Don't Forget Support Material and Waste
Your slicer reports filament usage for the model and supports combined, but many sellers only think about the model weight. A print that uses 50g of filament for the actual part might use 65g total once you add tree supports, a raft, and the purge line. That's 30% more material than the number in your head.

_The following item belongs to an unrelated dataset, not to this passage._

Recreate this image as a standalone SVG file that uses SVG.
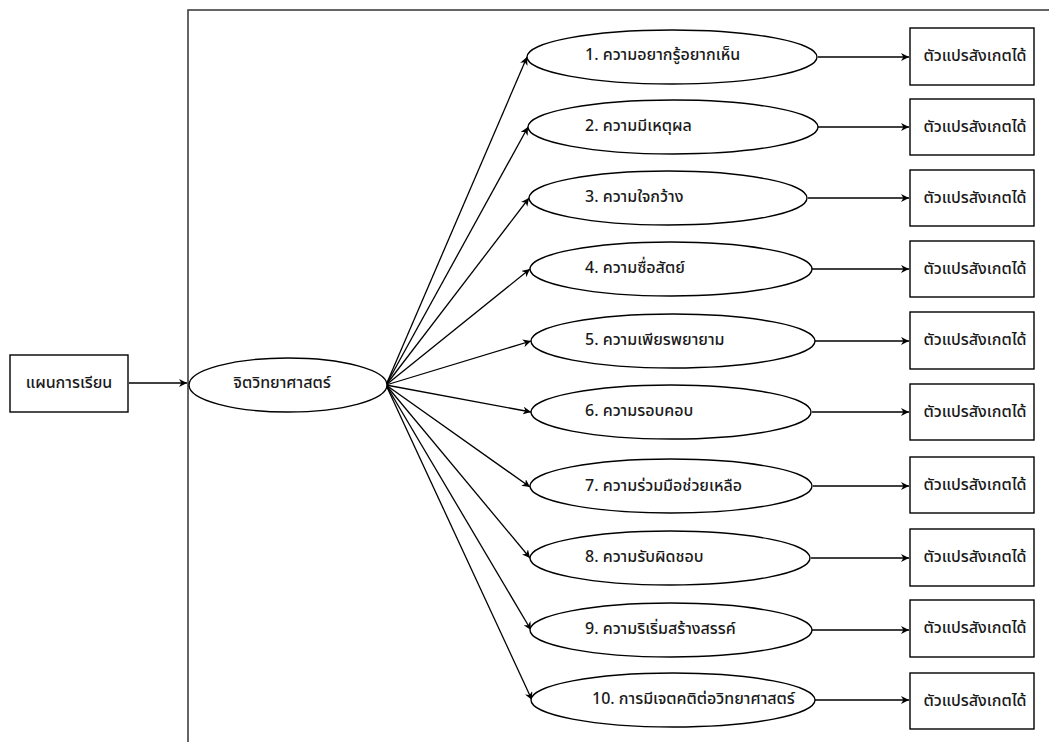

Track the total filament consumed per print, not just the model weight. If you're using soluble supports (PVA, HIPS), track that as a separate material cost — soluble filament runs $40-60/kg, and even a small amount adds up fast.
Layer 2: Electricity
A standard FDM desktop printer draws 100-250 watts depending on the model, heated bed temperature, and hotend temperature. That doesn't sound like much until you're running 12-hour prints.
Here's the math. Take your printer's average power draw in watts, multiply by print time in hours, and divide by 1,000 to get kilowatt-hours. Then multiply by your electricity rate.
Electricity cost = (Watts x Hours) / 1,000 x Rate per kWh
The average US residential electricity rate is about $0.16/kWh. With a printer drawing 200W:
| Print Time | Energy Used | Cost @ $0.16/kWh |
|---|---|---|
| 2 hours | 0.4 kWh | $0.06 |
| 8 hours | 1.6 kWh | $0.26 |
| 18 hours | 3.6 kWh | $0.58 |
| 36 hours | 7.2 kWh | $1.15 |
For short prints, electricity is negligible. For the multi-day builds that larger models and batch plates require, it becomes a real line item. If you're running a resin printer with a curing station, add the UV curing energy too — typically 10-15 minutes at 40-60W per batch.
You don't need to measure this per print. Estimate your printer's average wattage once (check the specs or use a plug-in power meter — they cost $15 and pay for themselves immediately), then let your slicer's time estimate do the rest.
Layer 3: Wear Parts and Consumables
Your printer eats parts. Slowly, predictably, and expensively enough that you should be tracking them.
Nozzles. A brass nozzle lasts roughly 200-500 print hours with standard PLA. Switch to abrasive filaments — carbon fiber, glow-in-the-dark, wood-fill — and you'll burn through a brass nozzle in 20-50 hours. Hardened steel nozzles last longer (1,000+ hours) but cost 3-5x more upfront.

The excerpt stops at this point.